You will note that I repeat the steps of running defrag /x and defrag /k /l. In experimenting, this is because the repitition appears to allow a small amount of additiona space to be freed in some situations as show in the table below.

 

Results

Efficiency Purgable slabs
Size at start 73,991,716,864 100% 11
/k Slab consolidation 69,965,185,024 100% 11
/l Retrim 69,965,185,024 100% 11
/x Free space consolidation 69,965,185,024 100% 9
/x /l /k (repeat) 69,898,076,160 100% 9

The table shows the first /l retrim operation reducing the number of purgable slabs, after which a further 67,108,864 bytes (64MB) of space is freed – the two 32MB slabs.

 

Why not run Defrag /d on an SSD?

Defrag /d aka “traditional defrag” physically moves the file data to the end of its home partition, reconstructs the file in a contiguous series of blocks and moves the file back to the start of the disk. This process is unnecessary on an SSD. Here, there is virtually no likelihood that the data is stored in a contiguous fashion on the SSD NAND flash. There is also no performance benefit for the file being stored contiguously. While you can perform defrag /d on an SSD. In reality, you are needlessly shortening its cell-write life and the step should be skipped.

 

Conclusion

It is unfortunate that the process of compacting a VHDX file is not a seamless one. To realise the highest returns, it is necessary to shutdown the VM; which may not be practical in many scenarios. Equally, the amount of time required to perform the offline compact scales with the utilisation size of the VHDX, number of files and number of tasks performed as part of the maintenance.

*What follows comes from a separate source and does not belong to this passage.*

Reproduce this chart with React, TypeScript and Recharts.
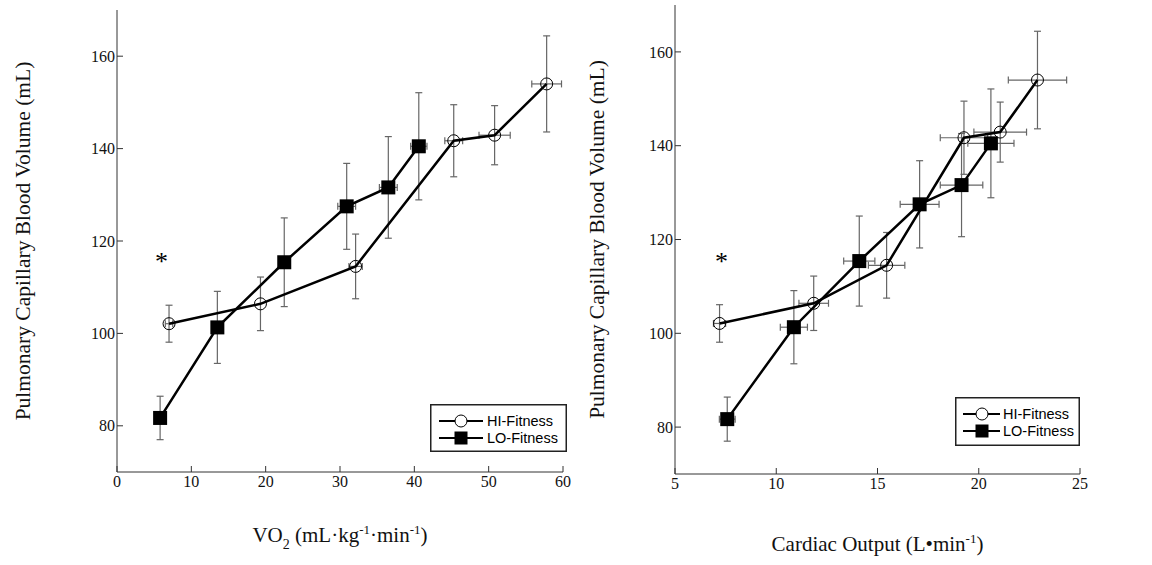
import { ScatterChart, Scatter, XAxis, YAxis, ErrorBar, Legend } from "recharts"

// values (means and SD)
const hiVo2 = [7.0, 19.3, 32.1, 45.3, 50.8, 57.8]
const hiVo2Err = [0.5, 0, 0.9, 1.2, 2.1, 2.0]
const loVo2 = [5.8, 13.5, 22.5, 30.9, 36.5, 40.6]
const loVo2Err = [0, 0, 0, 1.2, 1.2, 1.1]

const hiQ = [7.2, 11.85, 15.45, 19.27, 21.06, 22.9]
const hiQErr = [0.3, 0.73, 0.9, 1.17, 1.3, 1.44]
const loQ = [7.58, 10.87, 14.1, 17.08, 19.15, 20.6]
const loQErr = [0.39, 0.67, 0.77, 0.96, 1.05, 1.14]

const hiVc = [102.1, 106.4, 114.5, 141.7, 142.9, 154.0]
const hiVcErr = [4.0, 5.8, 7.0, 7.8, 6.4, 10.4]
const loVc = [81.7, 101.3, 115.4, 127.5, 131.6, 140.5]
const loVcErr = [4.7, 7.8, 9.6, 9.3, 11.0, 11.6]

const vo2Ticks = [0, 10, 20, 30, 40, 50, 60]
const qTicks = [5, 10, 15, 20, 25]
const vcTicks = [80, 100, 120, 140, 160]
const seriesNames = ["HI-Fitness", "LO-Fitness"]
const starVo2 = [{ x: 6.0, y: 116.4 }]
const starQ = [{ x: 7.3, y: 116.0 }]

const toRows = (xs: number[], xe: number[], ys: number[], ye: number[]) =>
  xs.map((x, i) => ({ x, ex: xe[i], y: ys[i], ey: ye[i] }))

const SERIF = '"Liberation Serif", "Times New Roman", serif'
const SANS = '"Liberation Sans", Arial, sans-serif'
const AXIS = "#333"
const ERR = "#666"

const serifText = (size: number) => ({ fontFamily: SERIF, fontSize: size })

const OpenCircle = (p: any) => (
  <circle cx={p.cx} cy={p.cy} r={6} fill="none" stroke="#000" strokeWidth={1} />
)
const FilledSquare = (p: any) => (
  <rect x={p.cx - 7} y={p.cy - 7} width={14} height={14} fill="#000" />
)
const Star = (p: any) => (
  <text x={p.cx} y={p.cy + 12} textAnchor="middle" style={serifText(26)} fill="#000">
    *
  </text>
)

// ticks point inward (negative tickSize), labels pushed back out with tickMargin
const tickFont = { fontFamily: SERIF, fontSize: 16, fill: "#111" }

type LegendBox = { left: number; top: number; w: number; h: number; l1: number; l2: number; mk: number; tx: number }

const makeLegend = (b: LegendBox) => () => (
  <svg width={b.w} height={b.h} style={{ display: "block" }}>
    <rect x={0.75} y={0.75} width={b.w - 1.5} height={b.h - 1.5} fill="#fff" stroke="#222" strokeWidth={1.5} />
    {seriesNames.map((name, i) => {
      const cy = 17 + i * 17
      return (
        <g key={name}>
          <line x1={b.l1} y1={cy} x2={b.l2} y2={cy} stroke="#000" strokeWidth={2} />
          {i === 0 ? (
            <circle cx={b.mk} cy={cy} r={6} fill="#fff" stroke="#000" strokeWidth={1} />
          ) : (
            <rect x={b.mk - 6.5} y={cy - 6.5} width={13} height={13} fill="#000" />
          )}
          <text x={b.tx} y={cy + 5} style={{ fontFamily: SANS, fontSize: 14.5 }} fill="#000">
            {name}
          </text>
        </g>
      )
    })}
  </svg>
)

type PanelProps = {
  left: number
  width: number
  margin: { top: number; right: number; bottom: number; left: number }
  xDomain: [number, number]
  xTicks: number[]
  hi: any[]
  lo: any[]
  star: any[]
  yLabelGap: number
  xLabelDrop: number
  xLabel: (x: number, y: number) => any
  legend: LegendBox
}

function Panel(p: PanelProps) {
  const yLabel = (props: any) => {
    const vb = props.viewBox || {}
    const cx = vb.x + vb.width - p.yLabelGap
    const cy = vb.y + vb.height / 2
    return (
      <text
        x={cx}
        y={cy}
        transform={`rotate(-90, ${cx}, ${cy})`}
        textAnchor="middle"
        dominantBaseline="central"
        style={serifText(21.5)}
        fill="#111"
      >
        Pulmonary Capillary Blood Volume (mL)
      </text>
    )
  }
  const xLabel = (props: any) => {
    const vb = props.viewBox || {}
    return p.xLabel(vb.x + vb.width / 2, vb.y + p.xLabelDrop)
  }
  return (
    <div style={{ position: "absolute", left: p.left, top: 0 }}>
      <ScatterChart width={p.width} height={565} margin={p.margin}>
        <XAxis
          type="number"
          dataKey="x"
          domain={p.xDomain}
          ticks={p.xTicks}
          allowDataOverflow
          height={40}
          tickSize={-6}
          tickMargin={10}
          tickLine={{ stroke: AXIS }}
          tick={tickFont}
          stroke={AXIS}
          label={xLabel}
        />
        <YAxis
          type="number"
          dataKey="y"
          domain={[70, 170]}
          ticks={vcTicks}
          allowDataOverflow
          width={60}
          tickSize={-6}
          tickMargin={8}
          tickLine={{ stroke: AXIS }}
          tick={tickFont}
          stroke={AXIS}
          label={yLabel}
        />
        <Legend
          layout="vertical"
          align="center"
          verticalAlign="middle"
          content={makeLegend(p.legend)}
          wrapperStyle={{ left: p.legend.left, top: p.legend.top, width: p.legend.w, height: p.legend.h }}
        />
        <Scatter
          name={seriesNames[1]}
          data={p.lo}
          line={{ stroke: "#000", strokeWidth: 2.5 }}
          shape={FilledSquare}
          isAnimationActive={false}
        >
          <ErrorBar dataKey="ey" direction="y" width={3.5} stroke={ERR} strokeWidth={1.2} />
          <ErrorBar dataKey="ex" direction="x" width={3.5} stroke={ERR} strokeWidth={1.2} />
        </Scatter>
        <Scatter
          name={seriesNames[0]}
          data={p.hi}
          line={{ stroke: "#000", strokeWidth: 2.5 }}
          shape={OpenCircle}
          isAnimationActive={false}
        >
          <ErrorBar dataKey="ey" direction="y" width={3.5} stroke={ERR} strokeWidth={1.2} />
          <ErrorBar dataKey="ex" direction="x" width={3.5} stroke={ERR} strokeWidth={1.2} />
        </Scatter>
        <Scatter name="sig" data={p.star} shape={Star} isAnimationActive={false} legendType="none" />
      </ScatterChart>
    </div>
  )
}

const vo2Label = (x: number, y: number) => (
  <text x={x} y={y} textAnchor="middle" style={serifText(21)} fill="#111">
    VO
    <tspan dy={7} style={{ fontSize: 14 }}>2</tspan>
    <tspan dy={-7}> (mL·kg</tspan>
    <tspan dy={-8} style={{ fontSize: 13 }}>-1</tspan>
    <tspan dy={8}>·min</tspan>
    <tspan dy={-8} style={{ fontSize: 13 }}>-1</tspan>
    <tspan dy={8}>)</tspan>
  </text>
)

const qLabel = (x: number, y: number) => (
  <text x={x} y={y} textAnchor="middle" style={serifText(21)} fill="#111">
    Cardiac Output (L•min
    <tspan dy={-8} style={{ fontSize: 13 }}>-1</tspan>
    <tspan dy={8}>)</tspan>
  </text>
)

export default function App() {
  return (
    <div style={{ position: "absolute", left: 0, top: 0, width: 1152, height: 565, background: "#fff" }}>
      <Panel
        left={0}
        width={580}
        margin={{ top: 10, right: 17, bottom: 53, left: 57 }}
        xDomain={[0, 60]}
        xTicks={vo2Ticks}
        hi={toRows(hiVo2, hiVo2Err, hiVc, hiVcErr)}
        lo={toRows(loVo2, loVo2Err, loVc, loVcErr)}
        star={starVo2}
        yLabelGap={94}
        xLabelDrop={70}
        xLabel={vo2Label}
        legend={{ left: 430, top: 404, w: 137, h: 48, l1: 9, l2: 53, mk: 31, tx: 57 }}
      />
      <Panel
        left={580}
        width={572}
        margin={{ top: 5, right: 72, bottom: 51, left: 35 }}
        xDomain={[5, 25]}
        xTicks={qTicks}
        hi={toRows(hiQ, hiQErr, hiVc, hiVcErr)}
        lo={toRows(loQ, loQErr, loVc, loVcErr)}
        star={starQ}
        yLabelGap={78}
        xLabelDrop={77}
        xLabel={qLabel}
        legend={{ left: 375, top: 397, w: 125, h: 49, l1: 8, l2: 45, mk: 27, tx: 48 }}
      />
    </div>
  )
}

Done right, and with the help of script automation, it can be a valuable task – especially before planned VM moves. I regularly save over 130GB in total when draining a hypervisor for maintenance in my home lab – around 25-30 minutes less file copy time over 1Gbps Ethernet. A worthwhile saving as it only takes 20 seconds to execute the automation script that does the work for me.